3. One-way AOV with subsampling.
a. The variability due to storage units treated alike needs to separated from the variability of the subsamples within a unit. To do
this, the experimental unit of temperature (storage unit) is put into the GLM model and the pure subsampling variability is left
as residual. (Don’t forget to put storage unit into the CLASS statement.) Again request only the SS3.
Note: If we just use the variable for storage unit (say, UNIT) then its as if we have 9 reps of one treatment and there will be no
df left for error. So we have to use storage units within temperature levels, UNIT(TEMP), as the reps.
b. GLM doesn’t know that the storage unit is an experimental unit and not a treatment variable of some kind. To tell SAS to use
the storage units as the error term for testing temperature effects, put in a RANDOM statement specifying the storage units as a
random effect and use the test option to get the correct tests.

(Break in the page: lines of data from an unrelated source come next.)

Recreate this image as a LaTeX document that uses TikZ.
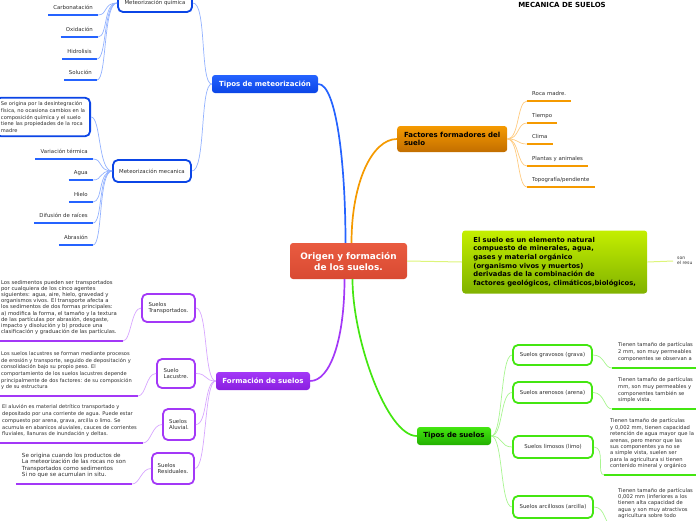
\documentclass[tikz,border=0pt]{standalone}
\usepackage{fontspec}
\setmainfont{DejaVu Sans}
\usepackage{tikz}
\definecolor{rootred}{HTML}{E95B40}
\definecolor{rootreddark}{HTML}{D94A32}
\definecolor{meteo}{HTML}{2563FF}
\definecolor{meteodark}{HTML}{0B45E6}
\definecolor{meteolight}{HTML}{93B2FF}
\definecolor{factor}{HTML}{F59A00}
\definecolor{factordark}{HTML}{C26E00}
\definecolor{factorlight}{HTML}{FFCB80}
\definecolor{defn}{HTML}{C4EE00}
\definecolor{defndark}{HTML}{80B200}
\definecolor{defnlight}{HTML}{DDF57A}
\definecolor{suelo}{HTML}{44E611}
\definecolor{suelodark}{HTML}{22B000}
\definecolor{suelolight}{HTML}{A8F590}
\definecolor{forma}{HTML}{A338F7}
\definecolor{formadark}{HTML}{8A1FE0}
\definecolor{formalight}{HTML}{D7A6FF}
\definecolor{txtgray}{HTML}{2E2E2E}

\begin{document}
\begin{tikzpicture}[x=1pt,y=-1pt,
  every node/.style={font=\fontsize{5}{6.4}\selectfont,text=txtgray},
  topbox/.style={rounded corners=3pt,align=left,inner sep=0pt,
    font=\fontsize{7}{8.4}\selectfont\bfseries},
  subbox/.style={draw=#1,line width=1.8pt,fill=white,rounded corners=5pt,
    align=left,inner sep=0pt,font=\fontsize{5.4}{6.5}\selectfont},
  leafnode/.style={inner xsep=5pt,inner ysep=4pt,text depth=1pt,
    font=\fontsize{5.4}{6.5}\selectfont},
  descnode/.style={align=left,inner xsep=6pt,inner ysep=6pt},
  uline/.style={draw=#1,line width=1.8pt},
  thinlink/.style={draw=#1,line width=0.7pt},
  mainlink/.style={draw=#1,line width=1.7pt}
]
\useasboundingbox (0,0) rectangle (696,520);
\clip (0,0) rectangle (696,520);

% centro
\node[topbox,align=center,top color=rootred,bottom color=rootreddark,text=white,
  font=\fontsize{8.9}{11}\selectfont\bfseries,minimum width=117pt,minimum height=36pt]
  (origen) at (348.5,261) {Origen y formación\\de los suelos.};
\node[font=\fontsize{7}{8}\selectfont\bfseries,text=black] (titulo) at (562,4.5) {MECANICA DE SUELOS};

% ramas principales
\node[topbox,align=center,top color=meteo,bottom color=meteodark,text=white,
  minimum width=106pt,minimum height=18pt] (tmet) at (265,84) {Tipos de meteorización};
\node[topbox,top color=factor,bottom color=factordark,text=black,
  minimum width=110pt,minimum height=26pt,anchor=west] (fact) at (397,139) {Factores formadores del\\suelo};
\node[topbox,top color=defn,bottom color=defndark,text=black,font=\fontsize{6.8}{8.6}\selectfont\bfseries,
  minimum width=185pt,minimum height=63pt,anchor=west] (defin) at (462,262)
  {El suelo es un elemento natural\\compuesto de minerales, agua,\\gases y material orgánico\\(organismo vivos y muertos)\\derivadas de la combinación de\\factores geológicos, climáticos,biológicos,};
\node[align=left,font=\fontsize{4.5}{5}\selectfont,anchor=west,inner xsep=4pt] (sonres) at (673,261) {son\\el resu};
\node[topbox,align=center,top color=suelo,bottom color=suelodark,text=black,
  minimum width=74pt,minimum height=18pt] (tsuel) at (454,436) {Tipos de suelos};
\node[topbox,align=center,top color=forma,bottom color=formadark,text=white,
  minimum width=94pt,minimum height=18pt] (form) at (263,381) {Formación de suelos};

% meteorizacion
\node[subbox=meteodark,align=center,minimum width=74pt,minimum height=18pt] (mquim) at (155,3) {Meteorización química};
\node[subbox=meteodark,minimum width=78pt,minimum height=22pt] (mmec) at (152,171) {Meteorización mecanica};
\node[subbox=meteodark,inner xsep=5pt,inner ysep=4pt,anchor=east,font=\fontsize{5.1}{6.6}\selectfont] (mecdesc) at (91,117)
  {Se origina por la desintegración\\física, no ocasiona cambios en la\\composición química y el suelo\\tiene las propiedades de la roca\\madre};

\node[leafnode,anchor=south east] (carb) at (98,15) {Carbonatación};
\node[leafnode,anchor=south east] (oxid) at (98,37) {Oxidación};
\node[leafnode,anchor=south east] (hidr) at (97,59) {Hidrolisis};
\node[leafnode,anchor=south east] (soluc) at (97,80) {Solución};
\node[leafnode,anchor=south east] (vari) at (93,159) {Variación térmica};
\node[leafnode,anchor=south east] (agua) at (93,180) {Agua};
\node[leafnode,anchor=south east] (hielo) at (93,202) {Hielo};
\node[leafnode,anchor=south east] (difu) at (93,223) {Difusión de raíces};
\node[leafnode,anchor=south east] (abra) at (93,245) {Abrasión};

% factores
\node[leafnode,anchor=south west] (roca) at (527,101) {Roca madre.};
\node[leafnode,anchor=south west] (tiem) at (527,123) {Tiempo};
\node[leafnode,anchor=south west] (clim) at (527,144) {Clima};
\node[leafnode,anchor=south west] (plan) at (527,166) {Plantas y animales};
\node[leafnode,anchor=south west] (topo) at (527,187) {Topografía/pendiente};

% tipos de suelos
\node[subbox=suelo,minimum width=79pt,minimum height=20pt] (sgrav) at (552.5,355) {Suelos gravosos (grava)};
\node[subbox=suelo,minimum width=79pt,minimum height=21pt] (sare) at (552.5,392.5) {Suelos arenosos (arena)};
\node[subbox=suelo,minimum width=80pt,minimum height=22pt] (slimo) at (553,447) {Suelos limosos (limo)};
\node[subbox=suelo,minimum width=80pt,minimum height=22pt] (sarci) at (553,507) {Suelos arcillosos (arcilla)};
\node[descnode,text width=92pt,anchor=south west,font=\fontsize{5.2}{7}\selectfont] (dgrav) at (612,368)
  {Tienen tamaño de partículas\\2 mm, son muy permeables\\componentes se observan a};
\node[descnode,text width=92pt,anchor=south west,font=\fontsize{5.2}{6.6}\selectfont] (dare) at (612,409)
  {Tienen tamaño de partículas\\mm, son muy permeables y\\componentes también se\\simple vista.};
\node[descnode,text width=92pt,anchor=south west,font=\fontsize{5.2}{6.4}\selectfont] (dlimo) at (604,475)
  {Tienen tamaño de partículas\\y 0,002 mm, tienen capacidad\\retención de agua mayor que la\\arenas, pero menor que las\\sus componentes ya no se\\a simple vista, suelen ser\\para la agricultura si tienen\\contenido mineral y orgánico};
\node[descnode,text width=92pt,anchor=south west,font=\fontsize{5.2}{6.4}\selectfont] (darci) at (612,525)
  {Tienen tamaño de partículas\\0,002 mm (inferiores a los\\tienen alta capacidad de\\agua y son muy atractivos\\agricultura sobre todo};

% formacion de suelos
\node[subbox=forma,minimum width=53pt,minimum height=28pt] (stran) at (168.5,308) {Suelos\\Transportados.};
\node[subbox=forma,minimum width=38pt,minimum height=29pt] (slacu) at (176,373.5) {Suelo\\Lacustre.};
\node[subbox=forma,minimum width=32pt,minimum height=31pt] (saluv) at (179,424.5) {Suelos\\Aluvial.};
\node[subbox=forma,minimum width=42pt,minimum height=31pt] (sresi) at (173,468.5) {Suelos\\Residuales.};
\node[descnode,anchor=south east,font=\fontsize{5.3}{6.2}\selectfont] (dtran) at (123,341)
  {Los sedimentos pueden ser transportados\\por cualquiera de los cinco agentes\\siguientes: agua, aire, hielo, gravedad y\\organismos vivos. El transporte afecta a\\los sedimentos de dos formas principales:\\a) modifica la forma, el tamaño y la textura\\de las partículas por abrasión, desgaste,\\impacto y disolución y b) produce una\\clasificación y graduación de las partículas.};
\node[descnode,anchor=south east,font=\fontsize{5.1}{6.6}\selectfont] (dlacu) at (138,396)
  {Los suelos lacustres se forman mediante procesos\\de erosión y transporte, seguido de depositación y\\consolidación bajo su propio peso. El\\comportamiento de los suelos lacustres depende\\principalmente de dos factores: de su composición\\y de su estructura};
\node[descnode,anchor=south east,font=\fontsize{5.1}{6.7}\selectfont] (daluv) at (143,443)
  {El aluvión es material detrítico transportado y\\depositado por una corriente de agua. Puede estar\\compuesto por arena, grava, arcilla o limo. Se\\acumula en abanicos aluviales, cauces de corrientes\\fluviales, llanuras de inundación y deltas.};
\node[descnode,anchor=south east,font=\fontsize{5.6}{6.4}\selectfont] (dresi) at (132,484)
  {Se origina cuando los productos de\\La meteorización de las rocas no son\\Transportados como sedimentos\\Si no que se acumulan in situ.};

% subrayados
\foreach \n in {carb,oxid,hidr,soluc,vari,agua,hielo,difu,abra}
  \draw[uline=meteo] (\n.south west) -- (\n.south east);
\foreach \n in {roca,tiem,clim,plan,topo}
  \draw[uline=factor] (\n.south west) -- (\n.south east);
\foreach \n in {dgrav,dare,dlimo,darci}
  \draw[uline=suelo] (\n.south west) -- (\n.south east);
\foreach \n in {dtran,dlacu,daluv,dresi}
  \draw[uline=forma] (\n.south west) -- (\n.south east);

% conectores
\draw[mainlink=meteo] ([xshift=-3pt]origen.north) .. controls +(0,-80) and +(18,0) .. (tmet.east);
\draw[mainlink=factor] ([xshift=3pt]origen.north) .. controls +(0,-60) and +(-25,0) .. (fact.west);
\draw[thinlink=defnlight,line width=1pt] (origen.east) -- (defin.west);
\draw[thinlink=defnlight,line width=1pt] (defin.east) -- (sonres.west);
\draw[mainlink=suelo] ([xshift=4pt]origen.south) .. controls +(0,60) and +(-30,0) .. (tsuel.west);
\draw[mainlink=forma] ([xshift=-4pt]origen.south) .. controls +(0,60) and +(20,0) .. (form.east);

\foreach \n in {mquim,mmec}
  \draw[thinlink=meteolight] (tmet.west) .. controls +(-12,0) and +(14,0) .. (\n.east);
\foreach \n in {carb,oxid,hidr,soluc}
  \draw[thinlink=meteolight] (mquim.west) .. controls +(-14,0) and +(10,0) .. (\n.south east);
\draw[thinlink=meteolight] (mmec.west) .. controls +(-14,0) and +(10,0) .. (mecdesc.east);
\foreach \n in {vari,agua,hielo,difu,abra}
  \draw[thinlink=meteolight] (mmec.west) .. controls +(-14,0) and +(10,0) .. (\n.south east);

\foreach \n in {roca,tiem,clim,plan,topo}
  \draw[thinlink=factorlight] (fact.east) .. controls +(12,0) and +(-10,0) .. (\n.south west);

\foreach \n in {sgrav,sare,slimo,sarci}
  \draw[thinlink=suelolight] (tsuel.east) .. controls +(12,0) and +(-12,0) .. (\n.west);
\foreach \s/\d in {sgrav/dgrav,sare/dare,slimo/dlimo,sarci/darci}
  \draw[thinlink=suelolight] (\s.east) .. controls +(12,0) and +(-8,0) .. (\d.south west);

\foreach \n in {stran,slacu,saluv,sresi}
  \draw[thinlink=formalight] (form.west) .. controls +(-12,0) and +(12,0) .. (\n.east);
\foreach \s/\d in {stran/dtran,slacu/dlacu,saluv/daluv,sresi/dresi}
  \draw[thinlink=formalight] (\s.west) .. controls +(-10,0) and +(8,0) .. (\d.south east);
\end{tikzpicture}
\end{document}
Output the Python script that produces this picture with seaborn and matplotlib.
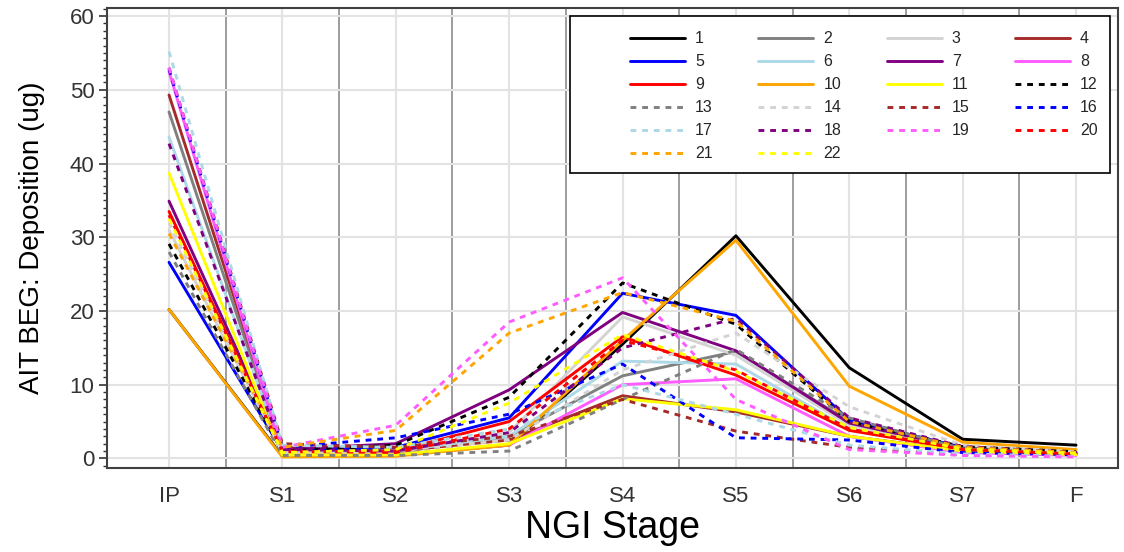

Note: The RANDOM statement in GLM doesn’t actually treat the specified factor as random. It provides a table of
Expected Mean Squares (EMS) and allows you to request tests using the specified factor as the error term. Other parts of
the program (least squares means, standard errors, contrasts, estimates, pair-wise tests, etc) are not affected by the
statement.
c. Request the temperature least squares means, standard errors and table of p-values as usual.
d. Again, the LSMEANS statement in GLM doesn’t know that the residual error is not the correct error term for testing TEMP so
we must specify the correct term to use as the error. To see the difference, leave in one LSMEANS statement as we would
usually do it. Then add a second one with the correct error term specified. To specify the correct error term, use the E= option of
the LSMEANS statement as in: LSMEANS TEMP/STDERR PDIFF E=UNIT(TEMP);
4. Split-plot Analysis in PROC GLM
a. Start by copying your GLM from 3.
b. Add the container variable (say CON) into the class statement and model as well as the interaction between the container and
temperature (i.e. TEMP*CON). (The container now represents a second treatment factor, preservative, so we need to analyze
the factorial treatment structure formed by having both temperature and preservative as treatment factors.)
c. To get the correct pair-wise tests of means, we need different error terms depending on whether we are comparing temperature
or preservative main effects or the simple effects of the temperature/ preservative combinations. So you will have to put in two
LSMEANS statements; one to get the means, standard errors and test for the temperature main effects using the E= option to
specify the storage units as the experimental units and a second to get means, standard errors and tests for the preservative main
effects and for the simple effects of the temperature/preservative combinations.
d. Write two contrast statements to compare Temperature 1/Container 1 to Temperature 1/Container 2 and to compare
Temperature 1/Container 1 to Temperature 2/Container 1. Include estimate statements that are copies of your contrasts so that
you can verify your choice of coefficients. Insert all the contrast statements before the random statement to produce expected
mean squares (EMS) of the contrasts.
5. Split-plot Analysis in PROC MIXED
a. We want a complete analysis with tests for main effects and interaction along with comparisons of pair-wise means for both
treatments and for the treatment combinations. Also include the CONTRASTS from 4. All class variables fixed and random
must be in the CLASS statement. Place only fixed factors in the MODEL statement and only random factors in the RANDOM
statement. Just like GLM, use UNIT(TEMP) to identify the random storage units (our only random factor.) In MIXED, we only
need one LSMEANS statement for all of our effects (main and simple) and if you request pair-wise comparisons with PDIFF
you will get the standard errors too. We don’t need to specify error terms or anything special.